*Given task*: Pictures excluded, return the lines below from the first through the line holding "from urllib.parse import quote".

*Data section*:

--

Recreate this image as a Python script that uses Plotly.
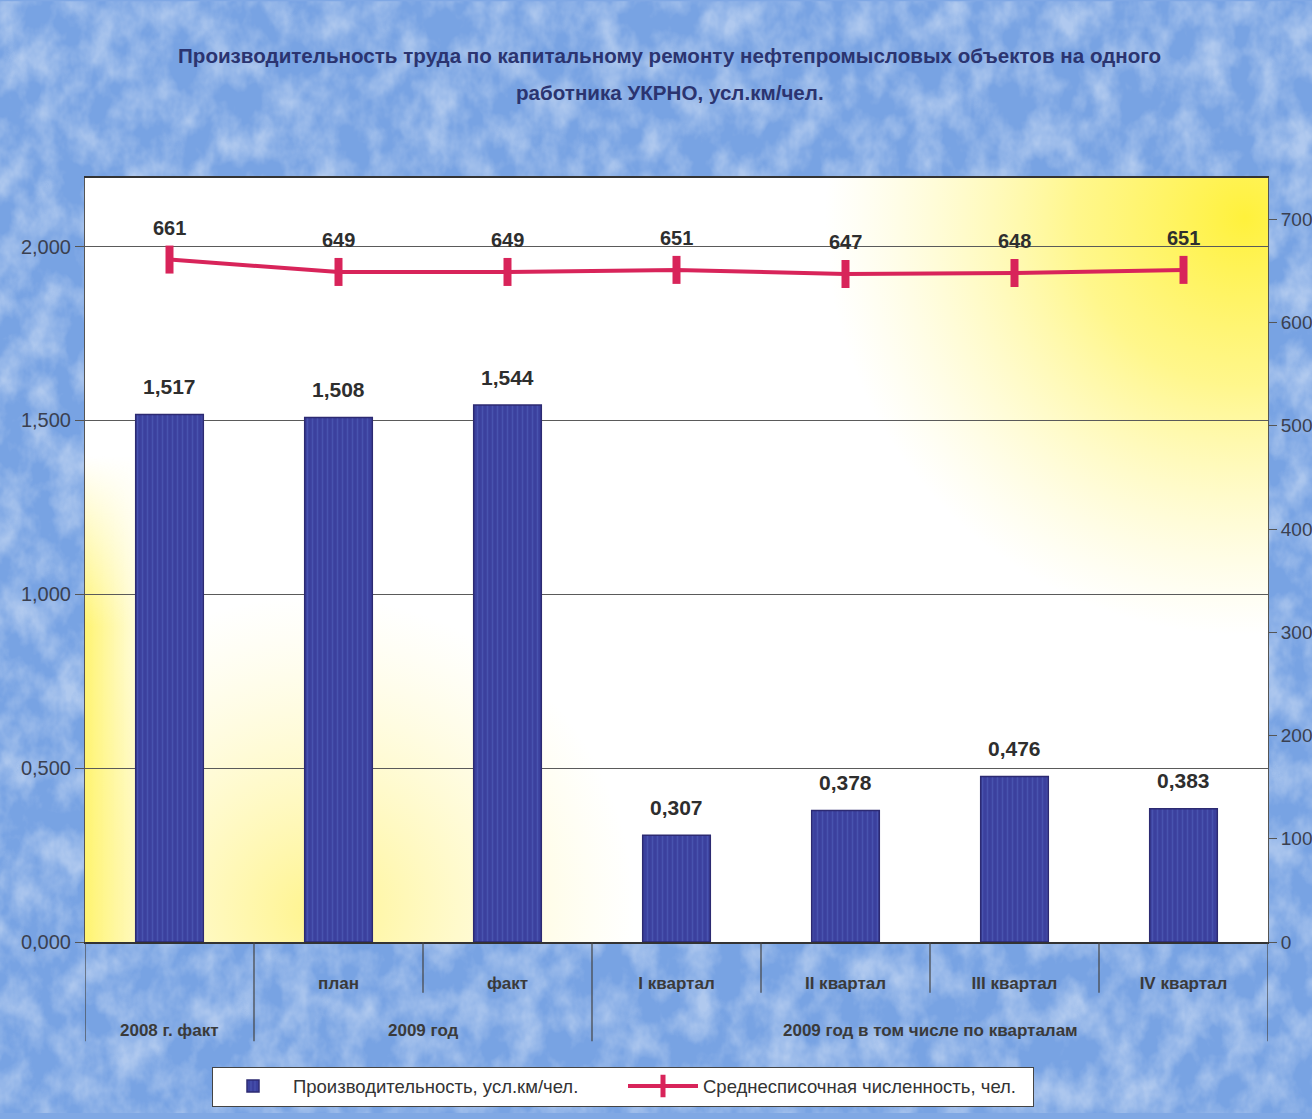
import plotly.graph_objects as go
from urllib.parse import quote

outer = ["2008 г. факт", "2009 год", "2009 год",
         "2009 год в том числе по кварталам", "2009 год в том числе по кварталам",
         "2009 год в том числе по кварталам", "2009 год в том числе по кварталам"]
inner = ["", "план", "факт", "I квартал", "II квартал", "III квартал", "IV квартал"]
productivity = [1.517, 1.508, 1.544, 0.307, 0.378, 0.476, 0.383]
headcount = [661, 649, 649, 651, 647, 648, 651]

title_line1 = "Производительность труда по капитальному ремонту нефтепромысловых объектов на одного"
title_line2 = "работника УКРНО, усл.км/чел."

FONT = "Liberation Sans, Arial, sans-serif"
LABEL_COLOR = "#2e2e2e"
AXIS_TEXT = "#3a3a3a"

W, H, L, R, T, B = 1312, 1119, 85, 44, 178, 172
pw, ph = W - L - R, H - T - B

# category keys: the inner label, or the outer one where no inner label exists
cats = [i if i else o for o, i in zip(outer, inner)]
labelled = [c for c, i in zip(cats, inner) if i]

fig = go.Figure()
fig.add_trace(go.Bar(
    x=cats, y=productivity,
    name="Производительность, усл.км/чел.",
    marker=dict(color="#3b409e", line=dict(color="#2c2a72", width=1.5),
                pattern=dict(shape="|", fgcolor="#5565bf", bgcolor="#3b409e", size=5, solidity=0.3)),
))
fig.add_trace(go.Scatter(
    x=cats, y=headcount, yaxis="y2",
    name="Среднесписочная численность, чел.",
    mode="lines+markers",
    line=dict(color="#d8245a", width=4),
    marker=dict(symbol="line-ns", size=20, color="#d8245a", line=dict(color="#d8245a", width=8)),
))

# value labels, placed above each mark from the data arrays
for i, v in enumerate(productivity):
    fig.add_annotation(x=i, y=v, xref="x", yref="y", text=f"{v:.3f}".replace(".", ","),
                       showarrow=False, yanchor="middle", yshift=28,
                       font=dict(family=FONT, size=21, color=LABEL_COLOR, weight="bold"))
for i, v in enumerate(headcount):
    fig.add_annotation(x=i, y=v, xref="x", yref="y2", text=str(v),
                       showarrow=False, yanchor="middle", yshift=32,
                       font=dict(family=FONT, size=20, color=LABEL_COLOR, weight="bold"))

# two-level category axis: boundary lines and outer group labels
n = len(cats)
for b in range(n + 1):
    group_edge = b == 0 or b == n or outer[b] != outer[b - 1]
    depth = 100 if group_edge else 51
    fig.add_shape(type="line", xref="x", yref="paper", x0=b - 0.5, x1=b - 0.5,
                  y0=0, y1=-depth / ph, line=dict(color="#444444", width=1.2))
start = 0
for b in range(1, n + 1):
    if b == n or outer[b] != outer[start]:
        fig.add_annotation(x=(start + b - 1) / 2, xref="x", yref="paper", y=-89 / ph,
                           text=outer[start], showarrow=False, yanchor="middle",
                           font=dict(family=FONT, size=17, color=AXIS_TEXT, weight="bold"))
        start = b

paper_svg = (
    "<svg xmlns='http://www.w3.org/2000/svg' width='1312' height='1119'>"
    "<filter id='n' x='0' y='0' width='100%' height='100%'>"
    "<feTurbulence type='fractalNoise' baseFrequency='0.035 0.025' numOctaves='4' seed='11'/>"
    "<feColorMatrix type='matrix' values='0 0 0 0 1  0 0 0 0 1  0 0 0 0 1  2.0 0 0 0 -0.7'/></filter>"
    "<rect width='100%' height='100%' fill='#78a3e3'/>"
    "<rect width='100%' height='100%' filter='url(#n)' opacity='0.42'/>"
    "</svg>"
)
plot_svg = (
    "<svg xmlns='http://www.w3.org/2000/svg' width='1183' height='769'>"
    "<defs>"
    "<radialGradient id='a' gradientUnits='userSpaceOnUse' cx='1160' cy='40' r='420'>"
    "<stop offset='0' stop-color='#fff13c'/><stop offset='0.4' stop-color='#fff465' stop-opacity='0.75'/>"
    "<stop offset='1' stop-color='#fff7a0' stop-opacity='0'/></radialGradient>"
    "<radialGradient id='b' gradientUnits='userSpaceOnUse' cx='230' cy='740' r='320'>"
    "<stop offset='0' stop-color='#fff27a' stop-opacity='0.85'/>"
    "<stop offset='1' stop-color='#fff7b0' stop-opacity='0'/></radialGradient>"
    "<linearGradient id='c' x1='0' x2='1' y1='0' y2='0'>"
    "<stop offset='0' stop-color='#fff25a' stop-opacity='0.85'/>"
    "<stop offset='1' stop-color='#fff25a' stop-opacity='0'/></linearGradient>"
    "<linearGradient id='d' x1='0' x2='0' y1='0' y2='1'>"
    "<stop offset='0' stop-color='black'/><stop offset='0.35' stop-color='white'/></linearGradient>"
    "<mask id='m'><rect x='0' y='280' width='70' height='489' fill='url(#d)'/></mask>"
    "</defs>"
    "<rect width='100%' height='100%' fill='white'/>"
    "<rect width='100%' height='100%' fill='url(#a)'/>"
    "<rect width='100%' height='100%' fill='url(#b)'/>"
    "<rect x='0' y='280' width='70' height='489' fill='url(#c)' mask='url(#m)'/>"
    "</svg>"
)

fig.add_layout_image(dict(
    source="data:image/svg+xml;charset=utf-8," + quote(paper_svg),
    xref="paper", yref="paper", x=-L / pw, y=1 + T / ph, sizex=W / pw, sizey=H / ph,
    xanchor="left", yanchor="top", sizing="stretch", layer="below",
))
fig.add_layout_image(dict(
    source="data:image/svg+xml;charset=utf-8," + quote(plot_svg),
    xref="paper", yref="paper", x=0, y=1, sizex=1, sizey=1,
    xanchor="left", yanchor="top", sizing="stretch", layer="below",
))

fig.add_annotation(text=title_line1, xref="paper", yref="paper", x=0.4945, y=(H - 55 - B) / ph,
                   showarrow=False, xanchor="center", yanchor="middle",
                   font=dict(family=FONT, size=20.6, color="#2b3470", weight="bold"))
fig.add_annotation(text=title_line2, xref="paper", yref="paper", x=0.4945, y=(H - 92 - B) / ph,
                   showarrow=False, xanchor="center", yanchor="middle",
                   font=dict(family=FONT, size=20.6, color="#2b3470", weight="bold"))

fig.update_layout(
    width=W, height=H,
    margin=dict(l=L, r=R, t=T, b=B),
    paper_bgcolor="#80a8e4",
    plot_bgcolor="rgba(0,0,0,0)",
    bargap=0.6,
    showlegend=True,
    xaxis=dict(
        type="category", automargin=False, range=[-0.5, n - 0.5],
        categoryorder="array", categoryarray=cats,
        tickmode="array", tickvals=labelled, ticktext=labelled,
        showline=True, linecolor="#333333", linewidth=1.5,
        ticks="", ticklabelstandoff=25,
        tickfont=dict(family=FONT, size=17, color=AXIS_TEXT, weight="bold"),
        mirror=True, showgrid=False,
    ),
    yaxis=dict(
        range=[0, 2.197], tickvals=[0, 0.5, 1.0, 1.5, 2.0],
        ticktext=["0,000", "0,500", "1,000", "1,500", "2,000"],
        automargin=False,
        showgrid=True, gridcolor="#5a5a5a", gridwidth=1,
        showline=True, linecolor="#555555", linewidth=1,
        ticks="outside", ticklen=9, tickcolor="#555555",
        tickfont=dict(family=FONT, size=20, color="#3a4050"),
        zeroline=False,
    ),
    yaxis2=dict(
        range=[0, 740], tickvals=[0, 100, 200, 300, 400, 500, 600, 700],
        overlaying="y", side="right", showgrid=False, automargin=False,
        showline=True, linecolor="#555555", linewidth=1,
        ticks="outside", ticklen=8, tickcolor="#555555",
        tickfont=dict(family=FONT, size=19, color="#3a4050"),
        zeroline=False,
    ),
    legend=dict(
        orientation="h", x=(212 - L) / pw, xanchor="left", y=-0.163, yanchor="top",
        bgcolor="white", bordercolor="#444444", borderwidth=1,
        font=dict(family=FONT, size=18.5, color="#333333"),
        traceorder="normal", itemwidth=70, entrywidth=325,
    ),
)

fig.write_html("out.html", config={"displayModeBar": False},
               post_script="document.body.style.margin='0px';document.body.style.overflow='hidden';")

--

*Expected answer*:
Recreate this image as a Python script that uses Plotly.
import plotly.graph_objects as go
from urllib.parse import quote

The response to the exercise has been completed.